Outre les plans anticrise, l’envolée des dépenses est due à l’explosion des aides aux chômeurs. Pour 2010, le gouvernement a provisionné 31 milliards d’euros, soit une augmentation de 59 % par rapport à 2009, sur la base de 18,9 % de demandeurs d’emploi. Or Eurostat table plutôt sur un taux dépassant 20 %.
Pour revenir dans les clous du pacte de stabilité en 2012, comme il l’a promis à Bruxelles, le gouvernement doit trouver au minimum 65 milliards d’euros dès 2010. Une gageure, car M. Zapatero n’a pas l’intention de renoncer à sa politique de protection sociale, dans la mesure où il a besoin de l’appoint des petites formations de gauche au Parlement pour maintenir sa majorité et d’un consensus minimal avec les syndicats. Il a ainsi créé, cet été, un revenu minimum d’insertion de 420 euros pour les chômeurs en fin de droits, et promis d’augmenter les salaires et la retraite minimaux.

“Ce qui est préoccupant, c’est que plus de 4 % du déficit public est de nature structurelle”, précise l’économiste Angel Laborda (Funcas, fondation des Caisses d’épargne espagnoles), “et existait déjà en 2007. Or le système fiscal espagnol est incapable de financer un tel niveau de dépenses structurelles permanentes.” En quatorze ans de croissance, aucun gouvernement ne s’est attaqué à ce problème, l’aggravant au contraire en cédant aux exigences des dix-sept communautés autonomes qui composent le pays. “Dans un système aussi décentralisé, la marge de manoeuvre de l’Etat pour contrôler la dépense publique est finalement très limitée”, reconnaît un expert.

La chute des recettes fiscales liée à la baisse de l’activité et de la consommation risque de se prolonger. “Pour sortir de la crise, l’Espagne ne doit pas seulement remettre ses chômeurs au travail, elle doit changer de modèle productif pour inventer des emplois dans des secteurs nouveaux.
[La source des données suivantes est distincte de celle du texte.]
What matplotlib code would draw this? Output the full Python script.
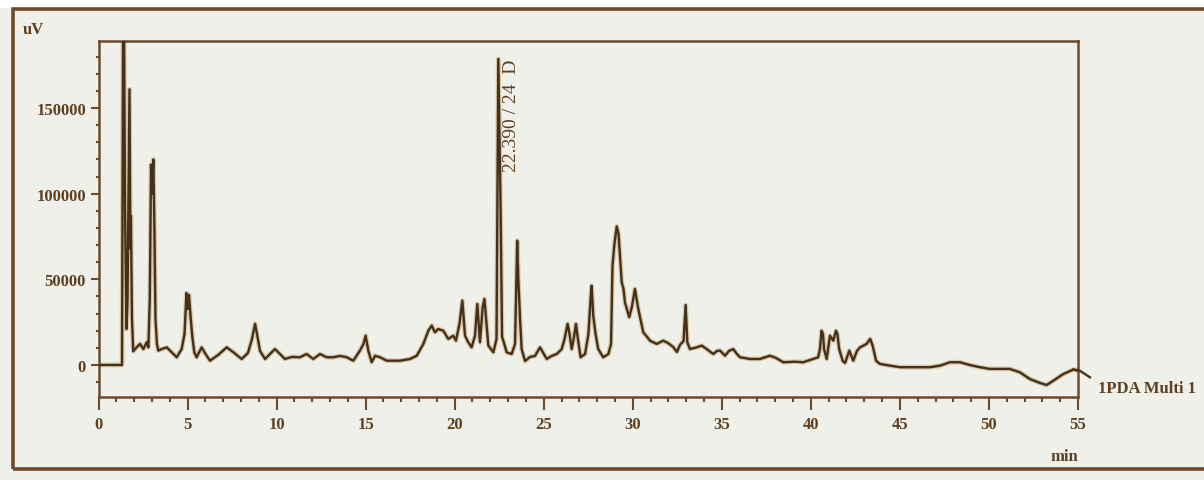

De ce point de vue, les coupes budgétaires prévues dans la recherche et développement sont une erreur”, estime l’économiste Rafael Pampillon, de l’école IESE de Madrid.
“L’Espagne ne retrouvera jamais les 6 % de PIB et les 8 % d’emplois perdus dans la construction avec l’éclatement de la bulle”, relève l’économiste Fernando Fernandez, de l’IESE de Madrid. Pour lui, les tares de l’économie espagnole existaient avant la crise et le gouvernement Zapatero doit y faire face dans le pire des moments. “La crise espagnole est du type de celle qui a frappé l’Argentine : l’économie a perdu sa compétitivité sans que les changements structurels nécessaires aient accompagné l’entrée dans l’euro.”